= Turtle Diary (novel) =

1975 novel by Russell Hoban

Turtle Diary is a 1975 British book by author Russell Hoban.

Set in London, the novel concerns two lonely middle-aged people who unexpectedly form a connection over captive green turtles.

The novel was later reissued by NYRB Classics and Penguin Modern Classics in the U.S. and the U.K. respectively.

==Summary==
William G. is a divorced book seller who is estranged from his two daughters. Wandering into the London Zoo aquarium he is drawn to a set of green turtles and begins to learn about them. At the same time, popular children's author Neara H. is similarly drawn to the green turtles. Independently each befriends the turtle keeper, George Fairburn, and asks about freeing the turtles. Surprisingly Fairburn is amenable to the idea.
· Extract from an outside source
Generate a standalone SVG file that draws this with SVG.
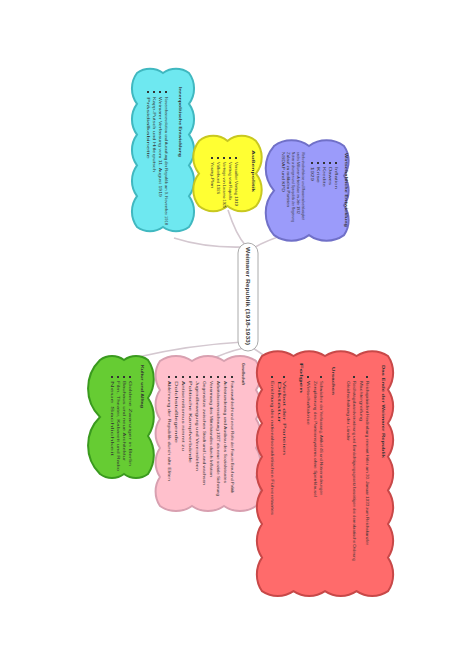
<svg xmlns="http://www.w3.org/2000/svg" width="474" height="669" viewBox="0 0 474 669">
<style>
.t{font-family:"Liberation Sans",Arial,sans-serif;font-size:4.2px;fill:#333}
.h{font-family:"Liberation Sans",Arial,sans-serif;font-size:4.4px;font-weight:bold;fill:#333}
.c{font-family:"Liberation Sans",Arial,sans-serif;font-size:6px;font-weight:bold;fill:#444}
.b{fill:#333}
.con{fill:none;stroke:#d4c8d0;stroke-width:1.6}
.cloud{stroke-width:2}
</style>
<rect width="474" height="669" fill="#ffffff"/>
<g id="connectors">
<path class="con" d="M174,238 Q205,248 243,247"/>
<path class="con" d="M228,210 Q236,235 246,246"/>
<path class="con" d="M288,234 Q266,240 252,249"/>
<path class="con" d="M138,357 Q190,345 243,342"/>
<path class="con" d="M210,360 Q226,352 244,348"/>
<path class="con" d="M270,360 Q258,351 251,347"/>
</g>
<g id="center">
<rect x="238" y="243" width="20" height="108" rx="10" fill="#ffffff" stroke="#aaaaaa" stroke-width="1"/>
<text class="c" transform="translate(246,247) rotate(90)" textLength="98" lengthAdjust="spacingAndGlyphs">Weimarer Republik (1918-1933)</text>
</g>
<g id="n-cyan">
<path class="cloud" fill="#6ee8f0" stroke="#40b8c0" d="M137,73 a22,22 0 0 1 26,0 a22,22 0 0 1 26,0 a26,26 0 0 1 0,30.8 a26,26 0 0 1 0,30.8 a26,26 0 0 1 0,30.8 a26,26 0 0 1 0,30.8 a26,26 0 0 1 0,30.8 a22,22 0 0 1 -26,0 a22,22 0 0 1 -26,0 a26,26 0 0 1 0,-30.8 a26,26 0 0 1 0,-30.8 a26,26 0 0 1 0,-30.8 a26,26 0 0 1 0,-30.8 a26,26 0 0 1 0,-30.8 z"/>
<text class="h" transform="translate(178.5,87) rotate(90)" textLength="70" lengthAdjust="spacingAndGlyphs">Innenpolitische Entwicklung</text>
<rect class="b" x="165" y="91" width="2" height="2"/><text class="t" transform="translate(164.5,97) rotate(90)" textLength="128" lengthAdjust="spacingAndGlyphs">Novemberrevolution und Ausrufung der Republik am 9. November 1918</text>
<rect class="b" x="159" y="91" width="2" height="2"/><text class="t" transform="translate(158.5,97) rotate(90)" textLength="100" lengthAdjust="spacingAndGlyphs">Weimarer Verfassung vom 11. August 1919</text>
<rect class="b" x="153" y="91" width="2" height="2"/><text class="t" transform="translate(152.5,97) rotate(90)" textLength="75" lengthAdjust="spacingAndGlyphs">Kapp-Putsch und Hitlerputsch</text>
<rect class="b" x="147" y="91" width="2" height="2"/><text class="t" transform="translate(146.5,97) rotate(90)" textLength="62" lengthAdjust="spacingAndGlyphs">Präsidialkabinette</text>
</g>
<g id="n-yellow">
<path class="cloud" fill="#ffff33" stroke="#c8c820" d="M199,141 a22,22 0 0 1 28.5,0 a22,22 0 0 1 28.5,0 a26,26 0 0 1 0,32.5 a26,26 0 0 1 0,32.5 a22,22 0 0 1 -28.5,0 a22,22 0 0 1 -28.5,0 a26,26 0 0 1 0,-32.5 a26,26 0 0 1 0,-32.5 z"/>
<text class="h" transform="translate(251.5,150) rotate(90)" textLength="42" lengthAdjust="spacingAndGlyphs">Außenpolitik</text>
<rect class="b" x="235" y="157" width="2" height="2"/><text class="t" transform="translate(234.5,162) rotate(90)" textLength="44" lengthAdjust="spacingAndGlyphs">Versailler Vertrag 1919</text>
<rect class="b" x="229" y="157" width="2" height="2"/><text class="t" transform="translate(228.5,162) rotate(90)" textLength="38" lengthAdjust="spacingAndGlyphs">Vertrag von Rapallo</text>
<rect class="b" x="223" y="157" width="2" height="2"/><text class="t" transform="translate(222.5,162) rotate(90)" textLength="46" lengthAdjust="spacingAndGlyphs">Verträge von Locarno 1925</text>
<rect class="b" x="217" y="157" width="2" height="2"/><text class="t" transform="translate(216.5,162) rotate(90)" textLength="32" lengthAdjust="spacingAndGlyphs">Völkerbund 1926</text>
<rect class="b" x="211" y="157" width="2" height="2"/><text class="t" transform="translate(210.5,162) rotate(90)" textLength="26" lengthAdjust="spacingAndGlyphs">Young-Plan</text>
</g>
<g id="n-purple">
<path class="cloud" fill="#9b9bfa" stroke="#7070c8" d="M274,146 a30,30 0 0 1 35,0 a30,30 0 0 1 35,0 a26,26 0 0 1 0,29.7 a26,26 0 0 1 0,29.7 a26,26 0 0 1 0,29.7 a30,30 0 0 1 -35,0 a30,30 0 0 1 -35,0 a34,34 0 0 1 0,-44.5 a34,34 0 0 1 0,-44.5 z"/>
<text class="h" transform="translate(344.5,153) rotate(90)" textLength="74" lengthAdjust="spacingAndGlyphs">Wirtschaftliche Entwicklung</text>
<rect class="b" x="335" y="162" width="2" height="2"/><text class="t" transform="translate(334.5,167) rotate(90)" textLength="22" lengthAdjust="spacingAndGlyphs">Inflation</text>
<rect class="b" x="329" y="162" width="2" height="2"/><text class="t" transform="translate(328.5,167) rotate(90)" textLength="18" lengthAdjust="spacingAndGlyphs">Dawes</text>
<rect class="b" x="323" y="162" width="2" height="2"/><text class="t" transform="translate(322.5,167) rotate(90)" textLength="20" lengthAdjust="spacingAndGlyphs">Kredite</text>
<rect class="b" x="317" y="162" width="2" height="2"/><text class="t" transform="translate(316.5,167) rotate(90)" textLength="16" lengthAdjust="spacingAndGlyphs">Krise</text>
<rect class="b" x="311" y="162" width="2" height="2"/><text class="t" transform="translate(310.5,167) rotate(90)" textLength="14" lengthAdjust="spacingAndGlyphs">1929</text>
<text class="t" transform="translate(301.5,152) rotate(90)" textLength="68" lengthAdjust="spacingAndGlyphs">Weltwirtschaftskrise und Massenarbeitslosigkeit</text>
<text class="t" transform="translate(296.5,152) rotate(90)" textLength="62" lengthAdjust="spacingAndGlyphs">sechs Millionen Arbeitslose im Jahr 1932</text>
<text class="t" transform="translate(291.5,152) rotate(90)" textLength="70" lengthAdjust="spacingAndGlyphs">Notverordnungen und Sparpolitik der Regierung</text>
<text class="t" transform="translate(286.5,152) rotate(90)" textLength="55" lengthAdjust="spacingAndGlyphs">Zulauf zu radikalen Parteien</text>
<text class="t" transform="translate(281.5,152) rotate(90)" textLength="40" lengthAdjust="spacingAndGlyphs">NSDAP und KPD</text>
</g>
<g id="n-green">
<path class="cloud" fill="#66cc33" stroke="#3a9a1e" d="M100,360 a20,20 0 0 1 24,0 a20,20 0 0 1 24,0 a34,34 0 0 1 0,38 a34,34 0 0 1 0,38 a34,34 0 0 1 0,38 a20,20 0 0 1 -24,0 a20,20 0 0 1 -24,0 a40,40 0 0 1 0,-57 a40,40 0 0 1 0,-57 z"/>
<text class="h" transform="translate(140.5,365) rotate(90)" textLength="43" lengthAdjust="spacingAndGlyphs">Kultur und Alltag</text>
<rect class="b" x="129" y="376" width="2" height="2"/><text class="t" transform="translate(128.5,381) rotate(90)" textLength="85" lengthAdjust="spacingAndGlyphs">Goldene Zwanziger in Berlin</text>
<rect class="b" x="123" y="376" width="2" height="2"/><text class="t" transform="translate(122.5,381) rotate(90)" textLength="80" lengthAdjust="spacingAndGlyphs">Bauhaus und neue Architektur</text>
<rect class="b" x="117" y="376" width="2" height="2"/><text class="t" transform="translate(116.5,381) rotate(90)" textLength="90" lengthAdjust="spacingAndGlyphs">Film, Theater, Kabarett und Radio</text>
<rect class="b" x="111" y="376" width="2" height="2"/><text class="t" transform="translate(110.5,381) rotate(90)" textLength="75" lengthAdjust="spacingAndGlyphs">Neue Sachlichkeit</text>
</g>
<g id="n-pink">
<path class="cloud" fill="#ffc0cc" stroke="#d8a0b0" d="M160,361 a28,28 0 0 1 32,0 a28,28 0 0 1 32,0 a28,28 0 0 1 32,0 a26,26 0 0 1 0,29 a26,26 0 0 1 0,29 a26,26 0 0 1 0,29 a26,26 0 0 1 0,29 a26,26 0 0 1 0,29 a28,28 0 0 1 -32,0 a28,28 0 0 1 -32,0 a28,28 0 0 1 -32,0 a26,26 0 0 1 0,-29 a26,26 0 0 1 0,-29 a26,26 0 0 1 0,-29 a26,26 0 0 1 0,-29 a26,26 0 0 1 0,-29 z"/>
<text class="h" transform="translate(241.5,363) rotate(90)" textLength="22" lengthAdjust="spacingAndGlyphs">Gesellschaft</text>
<rect class="b" x="231" y="376" width="2" height="2"/><text class="t" transform="translate(230.5,381) rotate(90)" textLength="112" lengthAdjust="spacingAndGlyphs">Frauenwahlrecht und neue Rolle der Frau in Beruf und Politik</text>
<rect class="b" x="224" y="376" width="2" height="2"/><text class="t" transform="translate(223.5,381) rotate(90)" textLength="102" lengthAdjust="spacingAndGlyphs">Achtstundentag und Ausbau des Sozialstaates</text>
<rect class="b" x="217" y="376" width="2" height="2"/><text class="t" transform="translate(216.5,381) rotate(90)" textLength="115" lengthAdjust="spacingAndGlyphs">Arbeitslosenversicherung 1927 als neue soziale Sicherung</text>
<rect class="b" x="210" y="376" width="2" height="2"/><text class="t" transform="translate(209.5,381) rotate(90)" textLength="96" lengthAdjust="spacingAndGlyphs">Verarmung des Mittelstandes durch Inflation</text>
<rect class="b" x="203" y="376" width="2" height="2"/><text class="t" transform="translate(202.5,381) rotate(90)" textLength="104" lengthAdjust="spacingAndGlyphs">Gegensätze zwischen Stadt und Land wachsen</text>
<rect class="b" x="196" y="376" width="2" height="2"/><text class="t" transform="translate(195.5,381) rotate(90)" textLength="90" lengthAdjust="spacingAndGlyphs">Jugendbewegung und Vereinsleben</text>
<rect class="b" x="189" y="376" width="2" height="2"/><text class="t" transform="translate(188.5,381) rotate(90)" textLength="82" lengthAdjust="spacingAndGlyphs">Politische Kampfverbände</text>
<rect class="b" x="182" y="376" width="2" height="2"/><text class="t" transform="translate(181.5,381) rotate(90)" textLength="70" lengthAdjust="spacingAndGlyphs">Antisemitismus nimmt zu</text>
<rect class="b" x="175" y="376" width="2" height="2"/><text class="t" transform="translate(174.5,381) rotate(90)" textLength="62" lengthAdjust="spacingAndGlyphs">Dolchstoßlegende</text>
<rect class="b" x="168" y="376" width="2" height="2"/><text class="t" transform="translate(167.5,381) rotate(90)" textLength="100" lengthAdjust="spacingAndGlyphs">Ablehnung der Republik durch alte Eliten</text>
</g>
<g id="n-red">
<path class="cloud" fill="#ff6b6b" stroke="#c84848" d="M262,356 a28,28 0 0 1 31.5,0 a28,28 0 0 1 31.5,0 a28,28 0 0 1 31.5,0 a28,28 0 0 1 31.5,0 a30,30 0 0 1 0,33.6 a30,30 0 0 1 0,33.6 a30,30 0 0 1 0,33.6 a30,30 0 0 1 0,33.6 a30,30 0 0 1 0,33.6 a30,30 0 0 1 0,33.6 a30,30 0 0 1 0,33.6 a28,28 0 0 1 -31.5,0 a28,28 0 0 1 -31.5,0 a28,28 0 0 1 -31.5,0 a28,28 0 0 1 -31.5,0 a30,30 0 0 1 0,-33.6 a30,30 0 0 1 0,-33.6 a30,30 0 0 1 0,-33.6 a30,30 0 0 1 0,-33.6 a30,30 0 0 1 0,-33.6 a30,30 0 0 1 0,-33.6 a30,30 0 0 1 0,-33.6 z"/>
<text class="h" transform="translate(381.5,365) rotate(90)" textLength="93" lengthAdjust="spacingAndGlyphs">Das Ende der Weimarer Republik</text>
<rect class="b" x="366" y="376" width="2" height="2"/><text class="t" transform="translate(365.5,381) rotate(90)" textLength="164" lengthAdjust="spacingAndGlyphs">Reichspräsident Hindenburg ernennt Hitler am 30. Januar 1933 zum Reichskanzler</text>
<text class="t" transform="translate(359.5,381) rotate(90)" textLength="40" lengthAdjust="spacingAndGlyphs">Machtergreifung</text>
<rect class="b" x="353" y="376" width="2" height="2"/><text class="t" transform="translate(352.5,381) rotate(90)" textLength="180" lengthAdjust="spacingAndGlyphs">Reichstagsbrandverordnung und Ermächtigungsgesetz beseitigen die demokratische Ordnung</text>
<text class="t" transform="translate(346.5,381) rotate(90)" textLength="60" lengthAdjust="spacingAndGlyphs">Gleichschaltung der Länder</text>
<text class="h" transform="translate(331.5,367) rotate(90)" textLength="28" lengthAdjust="spacingAndGlyphs">Ursachen</text>
<rect class="b" x="320" y="376" width="2" height="2"/><text class="t" transform="translate(319.5,381) rotate(90)" textLength="114" lengthAdjust="spacingAndGlyphs">Schwächen der Verfassung, Artikel 48 und Notverordnungen</text>
<text class="t" transform="translate(313.5,381) rotate(90)" textLength="116" lengthAdjust="spacingAndGlyphs">Zersplitterung des Parteiensystems ohne Sperrklausel</text>
<rect class="b" x="307" y="376" width="2" height="2"/><text class="t" transform="translate(306.5,381) rotate(90)" textLength="44" lengthAdjust="spacingAndGlyphs">Wirtschaftskrise</text>
<text class="h" transform="translate(299.5,363) rotate(90)" textLength="30" lengthAdjust="spacingAndGlyphs">Folgen</text>
<rect class="b" x="283" y="376" width="2" height="2"/><text class="t" transform="translate(282.5,381) rotate(90)" textLength="74" lengthAdjust="spacingAndGlyphs">Verbot der Parteien</text>
<text class="t" transform="translate(277.5,381) rotate(90)" textLength="42" lengthAdjust="spacingAndGlyphs">Diktatur</text>
<rect class="b" x="271" y="376" width="2" height="2"/><text class="t" transform="translate(270.5,381) rotate(90)" textLength="134" lengthAdjust="spacingAndGlyphs">Errichtung des nationalsozialistischen Führerstaates</text>
</g>
</svg>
William and Neara meet when Neara goes to William's bookshop. Each recognizes in the other a kindred spirit and though neither is seeking to make a connection they reluctantly decide to collaborate to help Fairburn free the turtles.

On the appointed day, William and Neara rent a truck and travel to Polperro where Neara had suggested launching the turtles, unaware that the town is the one William was born in. Their mission is a success and they are both briefly elated, though returning to London both drop their connection.

Each feels that despite their initial euphoria the turtles have not changed them in any substantial way. However Neara begins a relationship with George while William ends one he had with his coworker, Harriet, and physically fights Sandor, one of the fellow boarders at his rooming house.

==Reception==
Kirkus Reviews praised the novel as "Immensely entertaining." Ed Park, who wrote the introduction to the NYRB Classics 2013 reprint, called it "The Lost Great Novel of Middle Age". Bookforum called the novel "a quiet masterpiece".

==Film Adaptation==

In 1985 the book was adapted into a film of the same name starring Glenda Jackson and Ben Kingsley.